Think teenage bullies are the only ones on the attack online? You’re wrong. In fact, Samsung’s latest trickery in Taiwan could prove to be grounds for a nasty lawsuit. The tech giant is battling some bad press as of late after it came to light that Samsung paid students to post negative comments about competitor HTC online.
Taiwan’s Fair Trade Commission has launched an investigation into the accusations, something the agency appears to be taking very seriously. Samsung could be fined up to $835,000 USD if found guilty of false advertising. A marketing firm working with Samsung could also be held liable for the shady online posts.
“The case was set up last week after we received complaints,” Fair Trade Commission spokesman Sun Lih-chyun told a French news agency.
Who outed Samsung and its alleged dirty tricks? It was Internet-savvy consumers who apparently took note of irregularities in online articles – specifically a string of articles and reviews that blasted HTC and boosted Samsung – and reported their findings to authorities.

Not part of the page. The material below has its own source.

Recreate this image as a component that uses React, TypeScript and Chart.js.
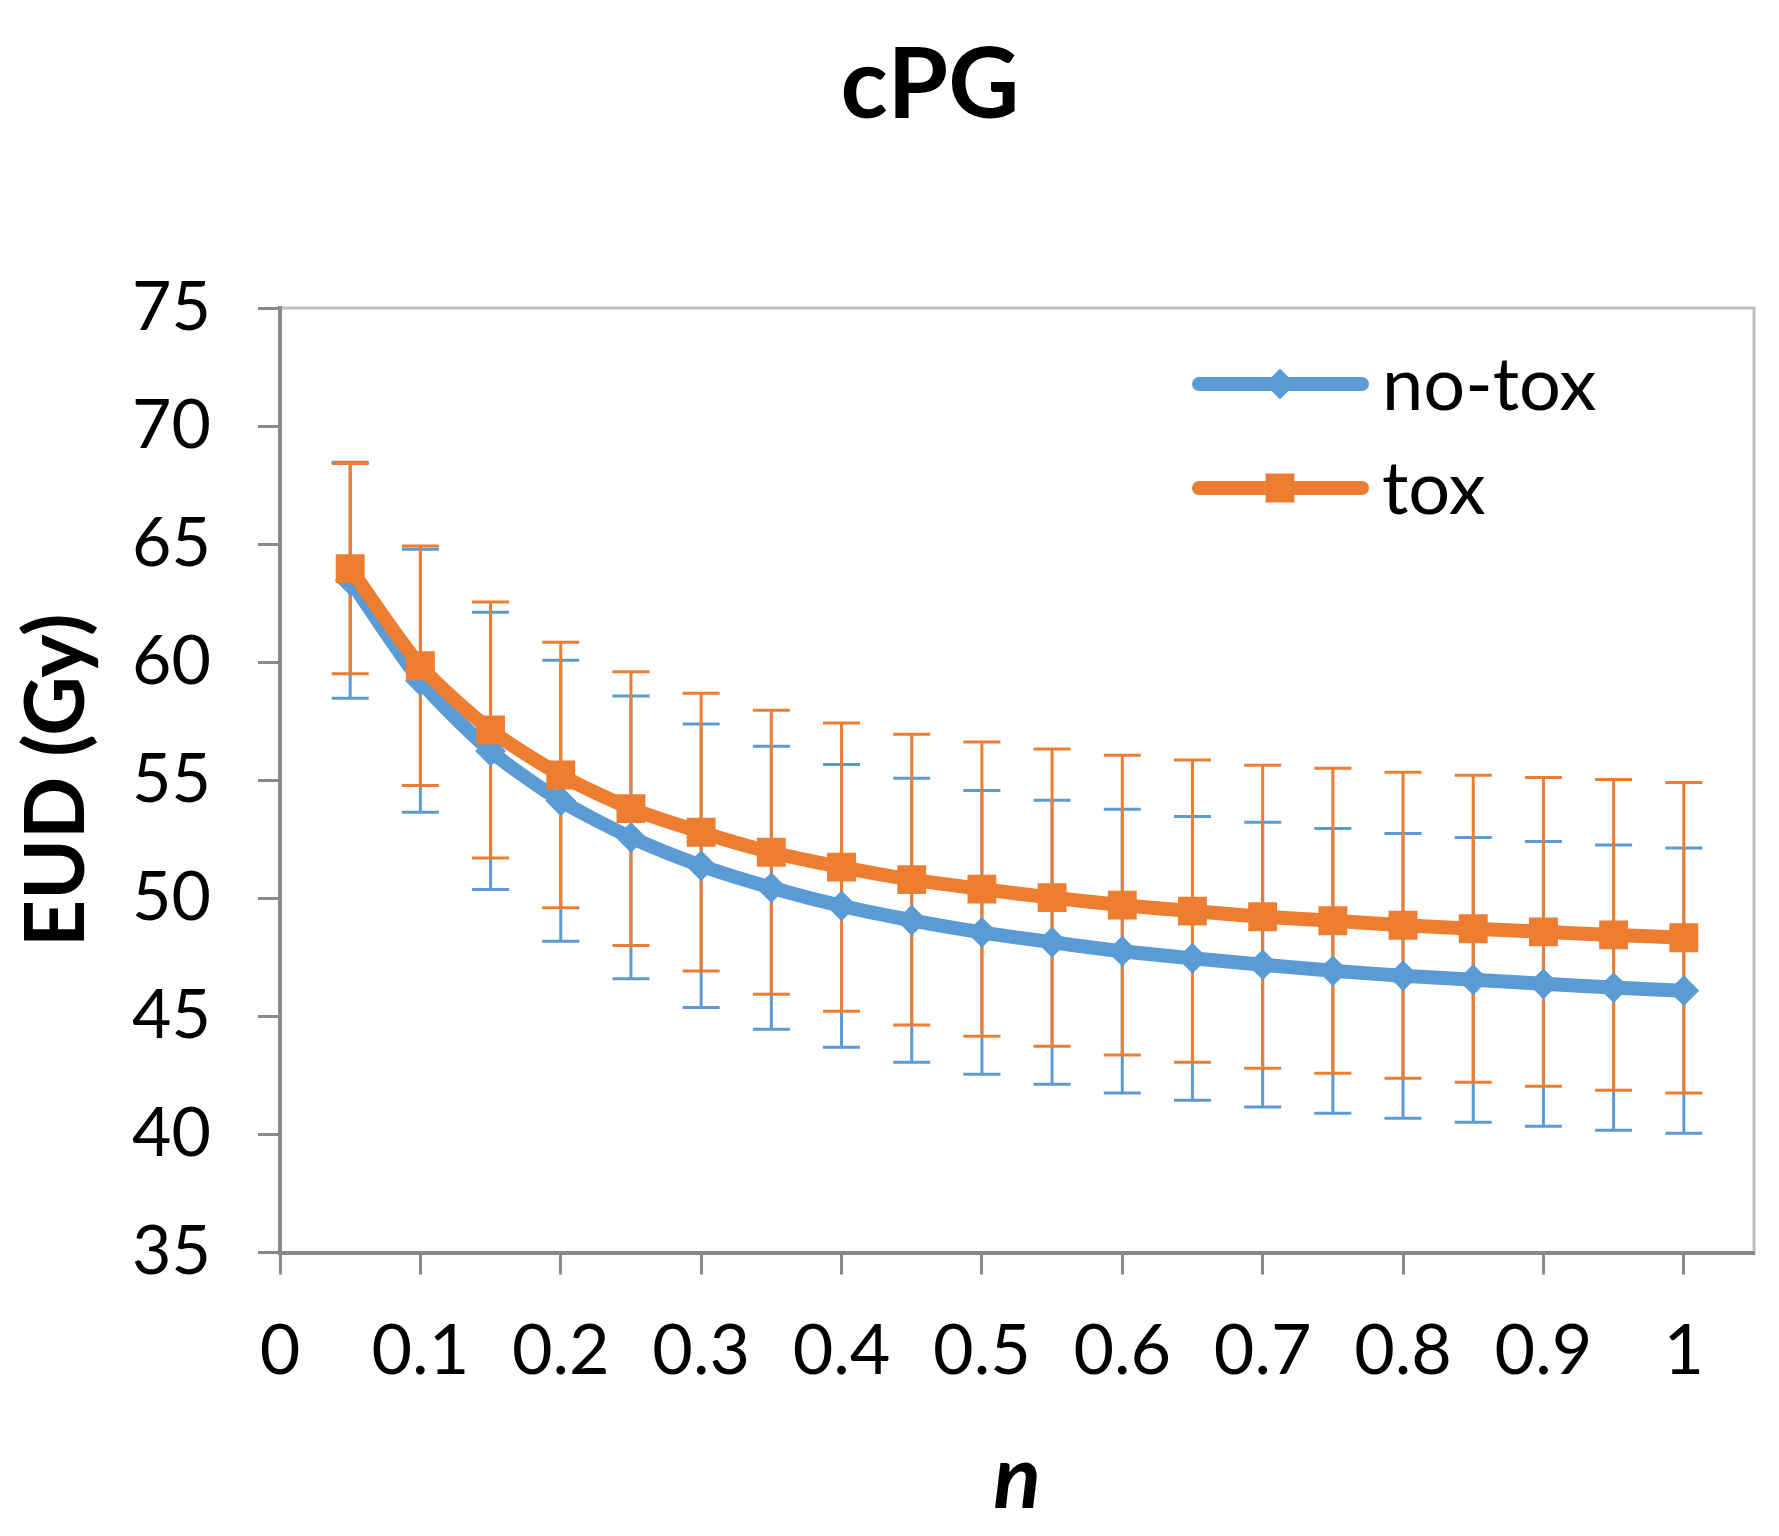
import { useEffect, useRef } from "react";
import { Chart, registerables } from "chart.js";
import { drawPoint } from "chart.js/helpers";

Chart.register(...registerables);

// n values (x) and EUD mean / SD per group
const nValues = [
  0.05, 0.1, 0.15, 0.2, 0.25, 0.3, 0.35, 0.4, 0.45, 0.5, 0.55, 0.6, 0.65, 0.7,
  0.75, 0.8, 0.85, 0.9, 0.95, 1.0,
];
const noToxMean = [
  63.47, 59.21, 56.24, 54.13, 52.58, 51.38, 50.45, 49.68, 49.07, 48.56, 48.14,
  47.76, 47.46, 47.19, 46.93, 46.72, 46.55, 46.38, 46.22, 46.09,
];
const noToxSd = [
  5.0, 5.57, 5.87, 5.95, 5.99, 6.0, 5.99, 5.99, 6.01, 6.01, 6.01, 6.01, 6.01,
  6.03, 6.03, 6.03, 6.03, 6.03, 6.04, 6.04,
];
const toxMean = [
  63.96, 59.85, 57.13, 55.22, 53.8, 52.8, 51.95, 51.32, 50.79, 50.39, 50.03,
  49.71, 49.46, 49.22, 49.05, 48.86, 48.71, 48.58, 48.45, 48.33,
];
const toxSd = [
  4.45, 5.07, 5.42, 5.62, 5.8, 5.88, 6.01, 6.1, 6.16, 6.23, 6.29, 6.35, 6.4,
  6.42, 6.46, 6.48, 6.5, 6.54, 6.58, 6.58,
];

const chartTitle = "cPG";
const xTitle = "n";
const yTitle = "EUD (Gy)";
const seriesLabels = ["no-tox", "tox"];

const BLUE = "#5B9BD5";
const ORANGE = "#ED7D31";
const AXIS = "#898989";
const FONT = "Lato, 'Noto Sans', sans-serif";

const series = [
  { label: seriesLabels[0], mean: noToxMean, sd: noToxSd, color: BLUE, style: "rectRot", radius: 14 },
  { label: seriesLabels[1], mean: toxMean, sd: toxSd, color: ORANGE, style: "rect", radius: 19 },
];

// light frame round the plot area (Excel plot-area border)
const plotBorder = {
  id: "plotBorder",
  beforeDraw(chart: any) {
    const { ctx, chartArea: a } = chart;
    ctx.save();
    ctx.strokeStyle = "#BFBFBF";
    ctx.lineWidth = 3;
    ctx.strokeRect(a.left, a.top, a.right - a.left, a.bottom - a.top);
    ctx.restore();
  },
};

// +/- SD whiskers with caps, under the lines
const errorBars = {
  id: "errorBars",
  beforeDatasetsDraw(chart: any) {
    const { ctx } = chart;
    const { x, y } = chart.scales;
    ctx.save();
    ctx.lineWidth = 3;
    for (const s of series) {
      ctx.strokeStyle = s.color;
      nValues.forEach((n, i) => {
        const px = x.getPixelForValue(n);
        const top = y.getPixelForValue(s.mean[i] + s.sd[i]);
        const bot = y.getPixelForValue(s.mean[i] - s.sd[i]);
        ctx.beginPath();
        ctx.moveTo(px, top);
        ctx.lineTo(px, bot);
        ctx.moveTo(px - 18.5, top);
        ctx.lineTo(px + 18.5, top);
        ctx.moveTo(px - 18.5, bot);
        ctx.lineTo(px + 18.5, bot);
        ctx.stroke();
      });
    }
    ctx.restore();
  },
};

// title and in-plot legend (line + marker, like Excel)
const titleAndLegend = {
  id: "titleAndLegend",
  afterDraw(chart: any) {
    const { ctx } = chart;
    ctx.save();
    ctx.fillStyle = "#000";
    ctx.textAlign = "center";
    ctx.textBaseline = "alphabetic";
    ctx.font = `bold 98px ${FONT}`;
    ctx.fillText(chartTitle, 930, 118);

    series.forEach((s, i) => {
      const cy = 384 + i * 104;
      ctx.strokeStyle = s.color;
      ctx.lineWidth = 14;
      ctx.lineCap = "round";
      ctx.beginPath();
      ctx.moveTo(1199, cy);
      ctx.lineTo(1362, cy);
      ctx.stroke();
      ctx.fillStyle = s.color;
      ctx.lineWidth = 2;
      drawPoint(ctx, { pointStyle: s.style as any, radius: s.radius, rotation: 0, borderWidth: 2 }, 1280, cy);
      ctx.fillStyle = "#000";
      ctx.textAlign = "left";
      ctx.font = `74px ${FONT}`;
      ctx.fillText(s.label, 1382, cy + 26);
    });
    ctx.restore();
  },
};

export default function App() {
  const canvasRef = useRef<HTMLCanvasElement | null>(null);
  const chartRef = useRef<Chart | null>(null);

  useEffect(() => {
    if (!canvasRef.current) return;
    if (chartRef.current) chartRef.current.destroy();

    chartRef.current = new Chart(canvasRef.current, {
      type: "line",
      data: {
        datasets: series.map((s, k) => ({
          label: s.label,
          data: nValues.map((n, i) => ({ x: n, y: s.mean[i] })),
          borderColor: s.color,
          backgroundColor: s.color,
          borderWidth: 14,
          borderCapStyle: "round",
          borderJoinStyle: "round",
          tension: 0.25,
          pointStyle: s.style as any,
          pointRadius: s.radius,
          pointBorderWidth: 2,
          pointBackgroundColor: s.color,
          pointBorderColor: s.color,
          order: k === 0 ? 1 : 0,
        })),
      },
      options: {
        animation: false,
        responsive: true,
        maintainAspectRatio: false,
        layout: { padding: { top: 308, right: 25, left: 0, bottom: 0 } },
        plugins: {
          legend: { display: false },
          title: { display: false },
          tooltip: { enabled: false },
        },
        scales: {
          x: {
            type: "linear",
            min: 0,
            max: 1.05,
            afterFit: (s: any) => {
              s.height = 283.5;
            },
            border: { color: AXIS, width: 4 },
            grid: { drawOnChartArea: false, tickLength: 22, tickWidth: 3, tickColor: AXIS },
            ticks: {
              stepSize: 0.1,
              includeBounds: false,
              autoSkip: false,
              maxRotation: 0,
              padding: 35,
              color: "#000",
              font: { family: FONT, size: 70 },
              callback: (v: any) => String(Math.round(Number(v) * 10) / 10),
            },
            title: {
              display: true,
              text: xTitle,
              color: "#000",
              font: { family: FONT, size: 88, weight: "bold", style: "italic" },
              padding: { top: 0, bottom: 4 },
            },
          },
          y: {
            min: 35,
            max: 75,
            afterFit: (s: any) => {
              s.width = 280;
            },
            border: { color: AXIS, width: 4 },
            grid: { drawOnChartArea: false, tickLength: 22, tickWidth: 3, tickColor: AXIS },
            ticks: {
              stepSize: 5,
              padding: 47,
              color: "#000",
              font: { family: FONT, size: 68 },
            },
            title: {
              display: true,
              text: yTitle,
              color: "#000",
              font: { family: FONT, size: 82, weight: "bold" },
              padding: { top: 8, bottom: 0 },
            },
          },
        },
      },
      plugins: [plotBorder, errorBars, titleAndLegend],
    });

    return () => {
      if (chartRef.current) {
        chartRef.current.destroy();
        chartRef.current = null;
      }
    };
  }, []);

  return (
    <div
      style={{
        position: "absolute",
        left: 0,
        top: 0,
        width: 1779,
        height: 1536,
        background: "#fff",
      }}
    >
      <canvas ref={canvasRef} />
    </div>
  );
}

So far, Samsung has taken the denial route, saying it knows nothing of the investigation and possible legal ramifications. But it did stick a brief statement on its Facebook page the other day that seems to be a vague response to the controversy.
“Samsung Electronics remains committed to engaging in transparent and honest communications with consumers as outlined in the company’s Online Communications Credo. We have encouraged all Samsung Electronics employees worldwide to remain faithful to our Credo. The recent incident was unfortunate, and occurred due to insufficient understanding of these fundamental principles,” the company posted.

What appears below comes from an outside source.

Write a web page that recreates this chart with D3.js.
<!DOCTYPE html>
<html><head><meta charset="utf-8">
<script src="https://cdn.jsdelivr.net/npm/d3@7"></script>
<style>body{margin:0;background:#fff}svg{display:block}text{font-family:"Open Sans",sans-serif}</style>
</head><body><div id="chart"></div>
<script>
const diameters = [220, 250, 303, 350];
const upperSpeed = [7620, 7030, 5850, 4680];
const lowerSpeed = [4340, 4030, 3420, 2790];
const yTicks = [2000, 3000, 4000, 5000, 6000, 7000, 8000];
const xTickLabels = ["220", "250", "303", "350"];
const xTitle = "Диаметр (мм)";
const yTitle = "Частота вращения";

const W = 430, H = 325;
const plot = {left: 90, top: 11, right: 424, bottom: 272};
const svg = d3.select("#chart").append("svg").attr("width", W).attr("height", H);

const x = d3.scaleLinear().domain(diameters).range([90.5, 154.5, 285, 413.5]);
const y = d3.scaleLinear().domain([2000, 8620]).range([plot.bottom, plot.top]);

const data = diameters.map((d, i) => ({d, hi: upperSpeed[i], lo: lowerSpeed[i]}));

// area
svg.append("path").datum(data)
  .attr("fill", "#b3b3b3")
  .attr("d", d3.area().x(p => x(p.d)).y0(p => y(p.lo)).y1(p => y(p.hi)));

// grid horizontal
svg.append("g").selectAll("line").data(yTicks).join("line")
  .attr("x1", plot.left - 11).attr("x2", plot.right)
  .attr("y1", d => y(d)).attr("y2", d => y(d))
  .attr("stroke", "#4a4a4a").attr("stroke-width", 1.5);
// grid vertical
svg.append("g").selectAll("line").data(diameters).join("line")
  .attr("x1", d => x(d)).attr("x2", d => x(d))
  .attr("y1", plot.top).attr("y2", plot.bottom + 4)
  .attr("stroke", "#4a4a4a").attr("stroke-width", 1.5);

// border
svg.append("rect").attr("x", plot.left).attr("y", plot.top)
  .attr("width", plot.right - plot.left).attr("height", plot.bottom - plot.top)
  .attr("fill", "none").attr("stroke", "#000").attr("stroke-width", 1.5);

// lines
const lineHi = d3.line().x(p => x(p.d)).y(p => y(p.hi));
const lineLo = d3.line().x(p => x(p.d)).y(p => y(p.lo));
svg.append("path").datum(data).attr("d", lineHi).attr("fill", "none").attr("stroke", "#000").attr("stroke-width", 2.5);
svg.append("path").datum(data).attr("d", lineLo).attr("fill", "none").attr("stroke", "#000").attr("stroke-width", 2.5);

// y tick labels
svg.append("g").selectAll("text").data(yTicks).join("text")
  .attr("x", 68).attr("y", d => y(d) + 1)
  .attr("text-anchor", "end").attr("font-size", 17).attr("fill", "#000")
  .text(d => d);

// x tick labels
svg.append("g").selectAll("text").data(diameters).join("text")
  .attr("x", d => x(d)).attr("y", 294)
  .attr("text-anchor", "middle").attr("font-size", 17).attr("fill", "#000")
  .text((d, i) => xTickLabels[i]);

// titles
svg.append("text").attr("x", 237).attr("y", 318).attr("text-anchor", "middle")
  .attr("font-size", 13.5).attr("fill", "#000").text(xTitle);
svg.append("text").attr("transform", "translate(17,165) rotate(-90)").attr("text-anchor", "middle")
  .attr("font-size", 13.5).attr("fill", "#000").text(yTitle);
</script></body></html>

It has also suspended all marketing involving the posting of anonymous comments, which leads one to wonder just how often the company uses this tactic online. Samsung has also pledged to educate employees about acceptable practices to prevent such a situation in the future.
It should be noted that it takes two to tango and it’s not the first time Samsung and HTC have faced off. Earlier this year, HTC drew ire after it crashed Samsung’s Galaxy S 4 launch in New York City, chatting up its own products and handing out hot chocolate to people standing in line. While staff at the event didn’t fib about their competitors’ device, HTC did come out the next day slamming Samsung publicly.

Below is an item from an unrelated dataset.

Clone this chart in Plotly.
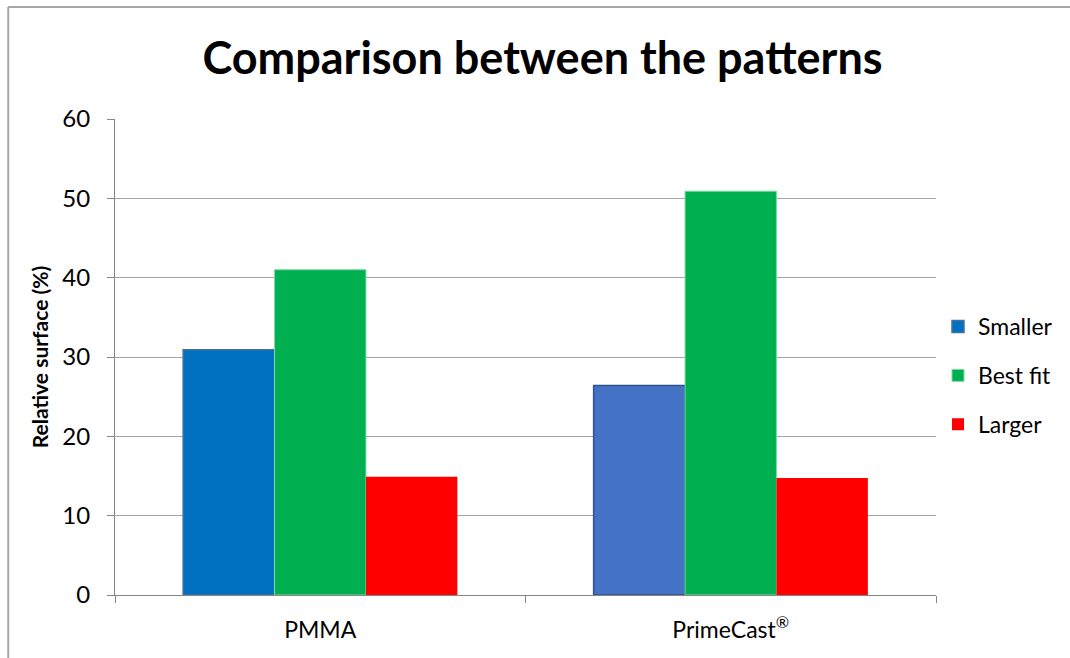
import plotly.graph_objects as go

categories = ["PMMA", "PrimeCast<sup>®</sup>"]
smaller = [30.9, 26.4]
best_fit = [41.0, 50.9]
larger = [14.9, 14.75]
y_ticks = [0, 10, 20, 30, 40, 50, 60]

FONT = "Lato"

fig = go.Figure()
fig.add_trace(go.Bar(
    name="Smaller", x=categories, y=smaller,
    marker=dict(color=["#0070C0", "#4472C4"],
                line=dict(color=["#41719C", "#2F528F"], width=1.5)),
    legendgroup="a"))
fig.add_trace(go.Bar(
    name="Best fit", x=categories, y=best_fit,
    marker=dict(color="#00B050", line=dict(color="#7FD8A7", width=1)),
    legendgroup="b"))
fig.add_trace(go.Bar(
    name="Larger", x=categories, y=larger,
    marker=dict(color="#FF0000", line=dict(width=0)),
    legendgroup="c"))

L, R, T, B = 115, 132, 119, 63
W, H = 1070, 658
pw, ph = W - L - R, H - T - B

def px_x(p):
    return (p - L) / pw

def px_y(p):
    return (H - B - p) / ph

fig.update_layout(
    width=W, height=H,
    margin=dict(l=L, r=R, t=T, b=B),
    paper_bgcolor="white", plot_bgcolor="white",
    barmode="group", bargap=0.332, bargroupgap=0,
    font=dict(family=FONT, color="#000000"),
    title=dict(text="<b>Comparison between the patterns</b>",
               x=0.507, xanchor="center", y=1 - 58 / H, yanchor="middle",
               font=dict(size=45, family=FONT, color="#000000")),
    legend=dict(x=px_x(940), xanchor="left", y=px_y(305), yanchor="top",
                font=dict(size=23, family=FONT), tracegroupgap=16,
                itemwidth=30, bgcolor="rgba(0,0,0,0)"),
    xaxis=dict(showline=True, linecolor="#868686", linewidth=1,
               ticks="outside", tickson="boundaries", ticklen=7,
               tickcolor="#868686", ticklabelstandoff=14,
               tickfont=dict(size=23, family=FONT), showgrid=False),
    yaxis=dict(range=[0, 60], tickvals=y_ticks, showline=True,
               linecolor="#868686", linewidth=1, ticks="outside",
               ticklen=7, tickcolor="#868686", ticklabelstandoff=12,
               gridcolor="#A6A6A6", gridwidth=1,
               tickfont=dict(size=24, family=FONT),
               title=dict(text="<b>Relative surface (%)</b>",
                          font=dict(size=21, family=FONT), standoff=8),
               zeroline=False),
    shapes=[
        dict(type="line", xref="paper", yref="paper",
             x0=px_x(8), x1=px_x(8), y0=px_y(7), y1=px_y(700),
             line=dict(color="#A6A6A6", width=2)),
        dict(type="line", xref="paper", yref="paper",
             x0=px_x(8), x1=px_x(1100), y0=px_y(7), y1=px_y(7),
             line=dict(color="#A6A6A6", width=2)),
    ],
)

fig.write_html("out.html")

Legal battles aside, Samsung’s alleged actions have raised eyebrows and rightfully so. The ethics of marketing can sometimes be murky, but blatantly misrepresenting oneself is a major faux pas. However, it’s something that probably happens more often than we realize. Whether the reward outweighs the risk has yet to be seen, though we know that when consumers find out they’ve been duped the backlash is often ugly and extreme. It will be interesting to see how this case unfolds.